Almodóvar se ha ido despojando de todos aquellos ropajes generacionales de la movida y el petardeo y ahora le tira más la estética y la sensibilidad del melodrama clásico (el de Rossellini, por ejemplo). Se ha hecho mayor, supongo, y probablemente un autor más sombrío. Los abrazos rotos está llena de las pesadillas propias de un director de cine: perder la vista (real o metafórica), que te traicione el productor, que te humille la crítica, que tu identidad artística se fragmente con el tiempo en una esquizofrenia de personalidades aisladas. Almodóvar, por el contrario, recupera aquí deliberadamente a aquel autor que fue en los 80 y se tienta la ropa para comprobar que todo sigue ahí: hay mucho de nostalgia y autohomenaje en esas escenas hacia lo que se antoja como una etapa ya cerrada de su carrera, pero también de demostración de que ese es un registro que no ha perdido sino que tiene voluntariamente aparcado.

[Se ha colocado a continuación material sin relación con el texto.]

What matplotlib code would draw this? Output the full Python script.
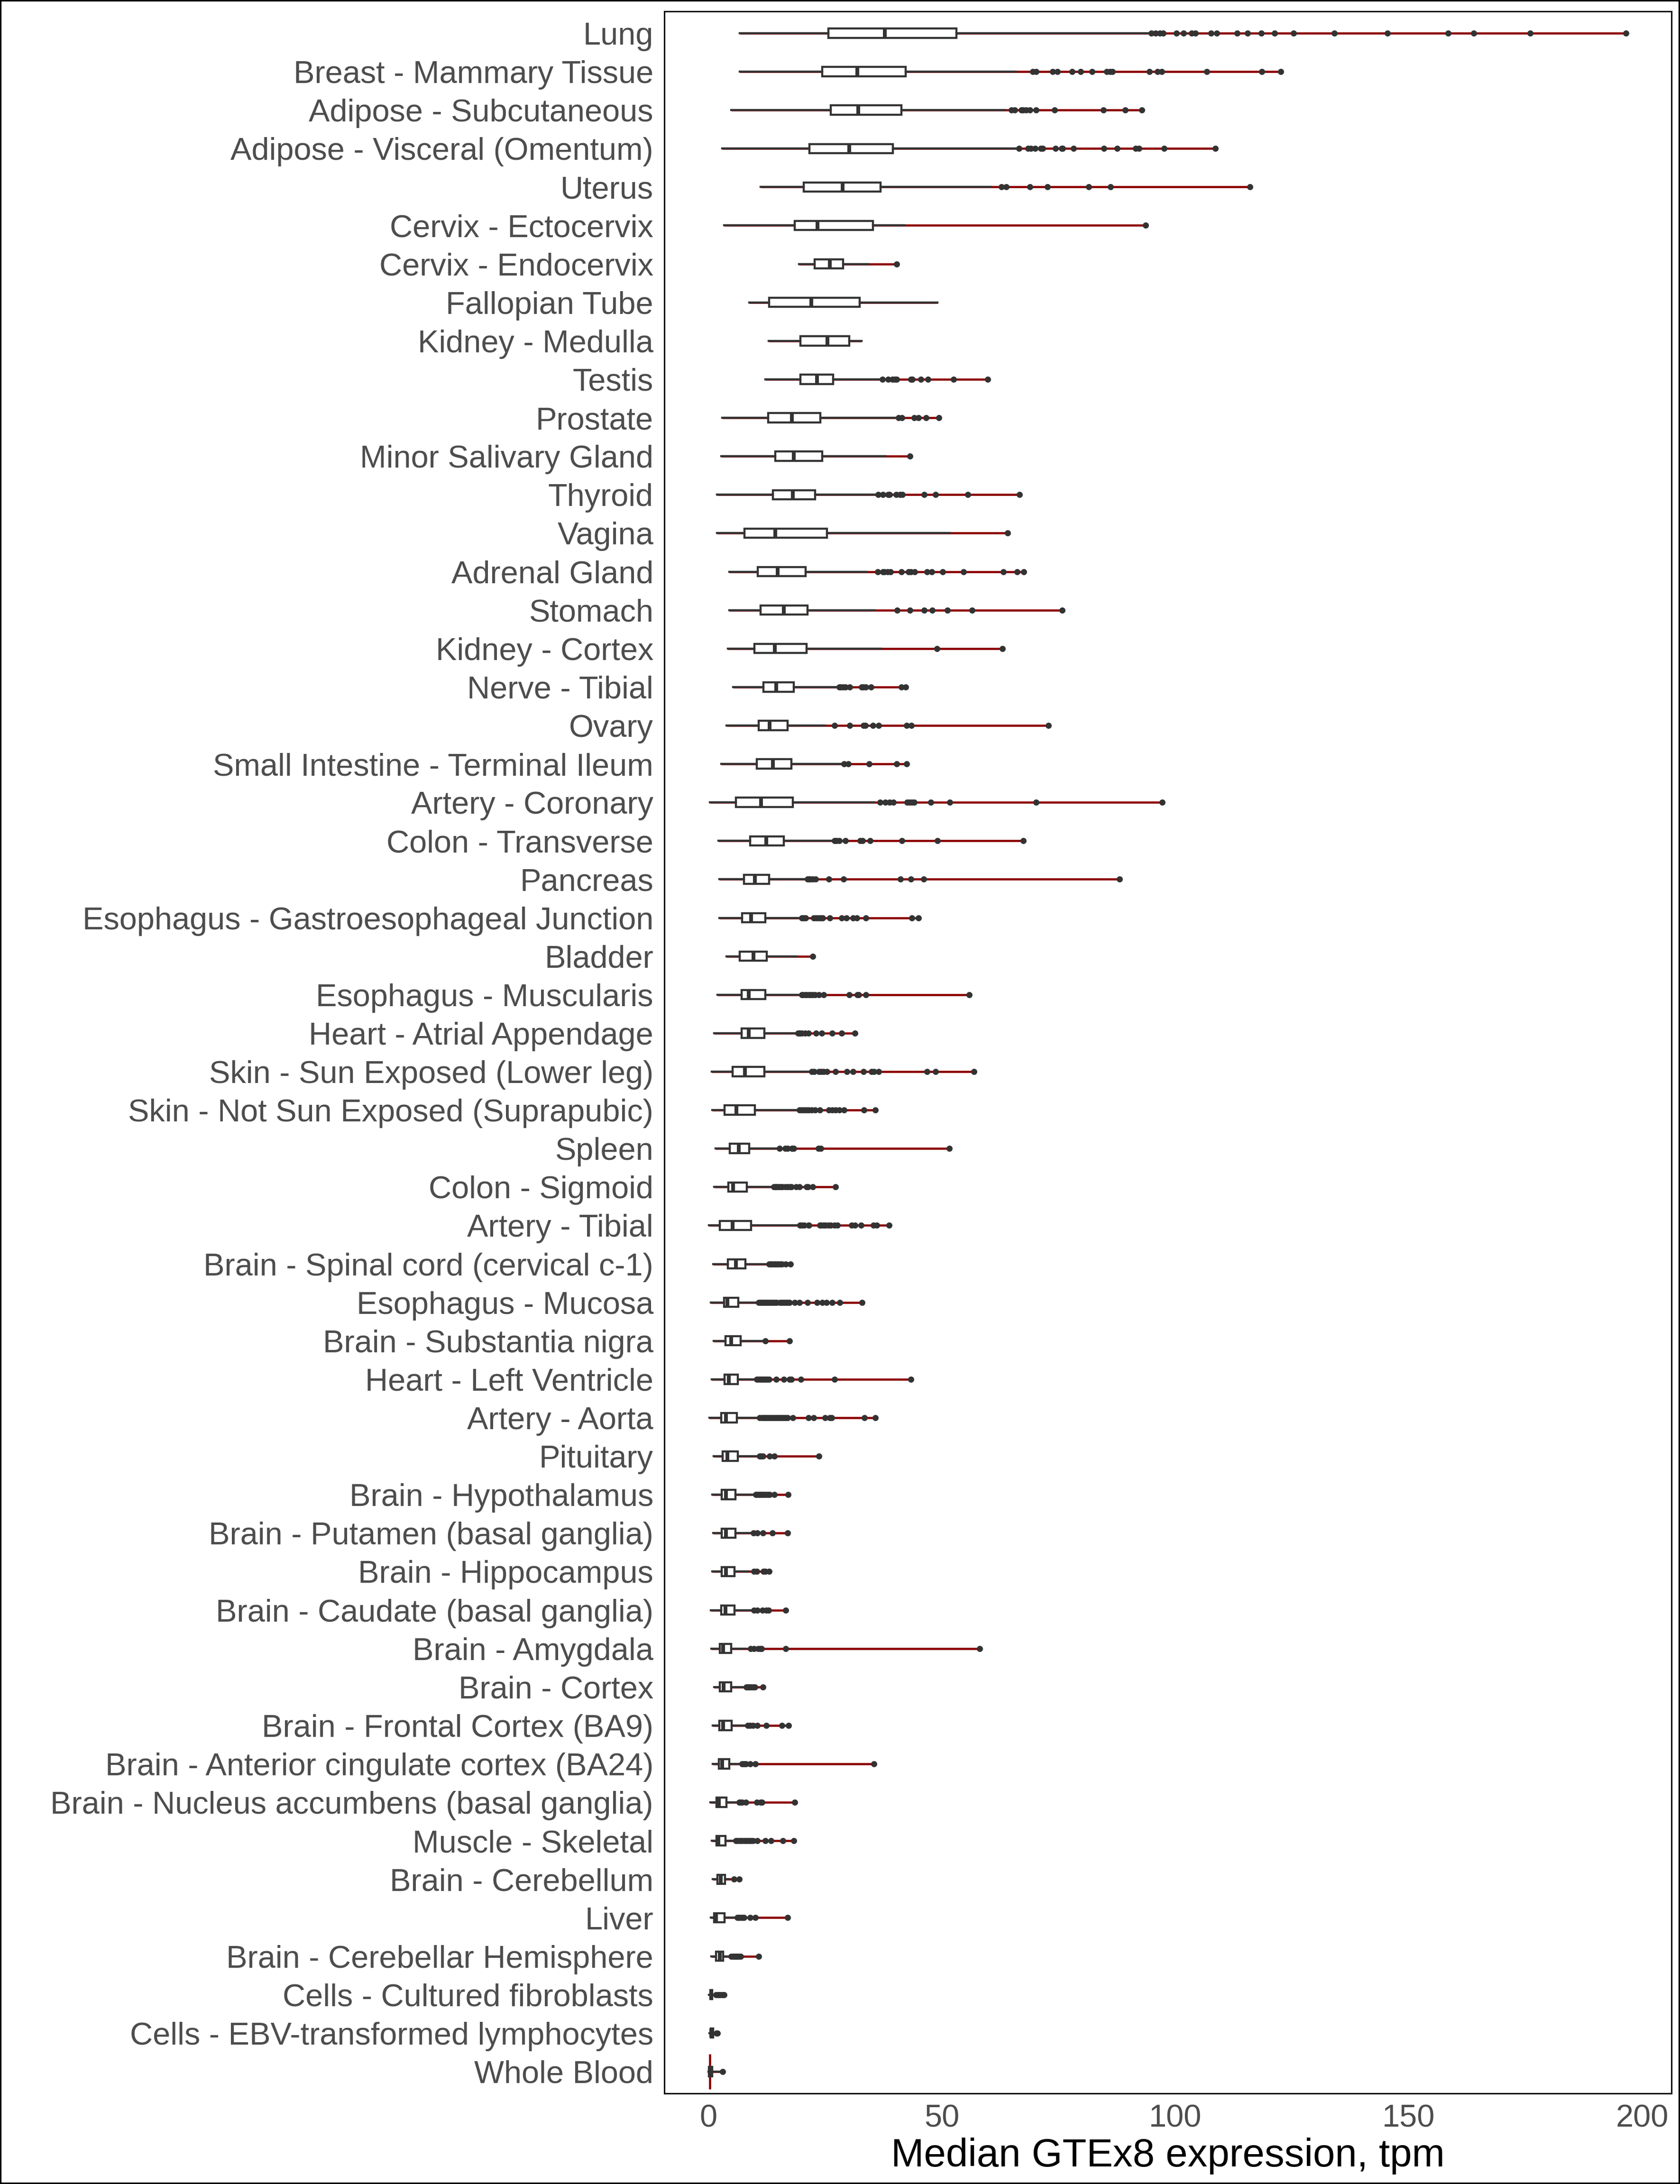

Más allá de la onda cinéfila, Los abrazos rotos es un misterio de amor y celos, contado a través de una compleja estructura de saltos temporales, el triángulo amoroso entre una aspirante a actriz que acaba de mantenida de un rico empresario (Penélope Cruz, radiante), el propio viejo libidinoso obsesionado con ella (José Luis Gómez), y el director de cine que le dará su primer papel y se enamorará de ella perdidamente (Homar). Hay quien ha hablado de frialdad gélida, de una total falta de química entre los amantes; a mí no me lo parece, creo que Pe y Lluís Homar están inmensos juntos y por separado, como lo está Blanca Portillo en el papel de la sufrida agente del director y los actores más jóvenes de un reparto uniformemente excelente (lo que no siempre es el caso en las películas de Almodóvar). Pero aunque fuera cierto, yo me atrevería a apuntar que esta historia de amor es más una necesidad de la trama que su eje, que no hay nada más corriente que que una actriz se enrolle con su director, sobre todo si está deseando escurrirse de las garras de un anciano tan posesivo como el tal Ernesto Martel, y que es tan sólo su trágico final lo que consagra su aventura como trascendente. La verdadera pasión que arrastra el relato, malsana y destructiva, es más bien la de ese viejo millonario que intenta desesperada e inútilmente apoderarse para siempre del cuerpo y el alma de una mujer, y si para ello hay que meterse a producir películas, pues se la filma hasta la extenuación, dentro y fuera del rodaje, en todo momento y en todo lugar. Martel es finalmente tan cineasta como el propio director Blanco: el cine, aparte de arte, ha tenido siempre un componente de morbo y voyeurismo, y si hay películas que son luminosas cartas de amor, hay otras que son pura patología de un trastornado. En esta obra llena de instantes geniales, ninguno tan patético y tan cruel como ese en que el viejo celoso escucha patidifuso, con la ayuda de una lectora de labios que interpreta las imágenes robadas carentes de sonido, lo que su amada piensa realmente de él (que le da asco).